▸ RECORDED INFORMATION:
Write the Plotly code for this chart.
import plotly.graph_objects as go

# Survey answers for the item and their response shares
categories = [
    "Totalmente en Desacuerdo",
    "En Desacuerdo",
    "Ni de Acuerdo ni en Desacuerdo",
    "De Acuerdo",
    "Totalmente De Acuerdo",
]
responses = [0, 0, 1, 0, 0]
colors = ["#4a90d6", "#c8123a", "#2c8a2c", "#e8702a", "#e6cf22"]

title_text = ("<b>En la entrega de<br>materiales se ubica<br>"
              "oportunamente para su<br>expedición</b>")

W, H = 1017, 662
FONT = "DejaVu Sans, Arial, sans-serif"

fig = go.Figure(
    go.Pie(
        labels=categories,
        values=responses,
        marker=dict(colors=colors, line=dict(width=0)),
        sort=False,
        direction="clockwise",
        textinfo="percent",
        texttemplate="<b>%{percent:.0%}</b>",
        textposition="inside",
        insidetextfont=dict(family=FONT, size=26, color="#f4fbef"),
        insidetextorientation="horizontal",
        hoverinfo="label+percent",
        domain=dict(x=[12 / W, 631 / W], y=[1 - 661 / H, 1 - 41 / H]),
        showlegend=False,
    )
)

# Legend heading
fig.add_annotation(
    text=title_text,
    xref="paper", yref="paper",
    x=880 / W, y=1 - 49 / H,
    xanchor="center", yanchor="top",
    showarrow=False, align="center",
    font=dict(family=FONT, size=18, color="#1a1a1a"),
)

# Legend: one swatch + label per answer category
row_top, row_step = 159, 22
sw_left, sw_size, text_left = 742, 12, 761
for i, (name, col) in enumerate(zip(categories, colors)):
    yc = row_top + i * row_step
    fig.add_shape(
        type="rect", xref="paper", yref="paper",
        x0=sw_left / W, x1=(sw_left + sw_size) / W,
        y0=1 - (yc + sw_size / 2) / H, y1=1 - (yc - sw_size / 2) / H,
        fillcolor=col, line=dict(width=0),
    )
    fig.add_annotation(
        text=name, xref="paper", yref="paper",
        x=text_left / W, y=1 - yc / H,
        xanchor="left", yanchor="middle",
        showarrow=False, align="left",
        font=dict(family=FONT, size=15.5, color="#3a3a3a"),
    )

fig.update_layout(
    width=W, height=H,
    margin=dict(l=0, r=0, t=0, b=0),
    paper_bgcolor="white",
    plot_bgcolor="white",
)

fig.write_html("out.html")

▸ DESCRIPTION OF THE TASK: Repeat exactly, please, each line from the beginning of the data through the line with "import plotly.graph_objects as go" in it, and only those lines.

▸ THE COMPLETED TASK:
Write the Plotly code for this chart.
import plotly.graph_objects as go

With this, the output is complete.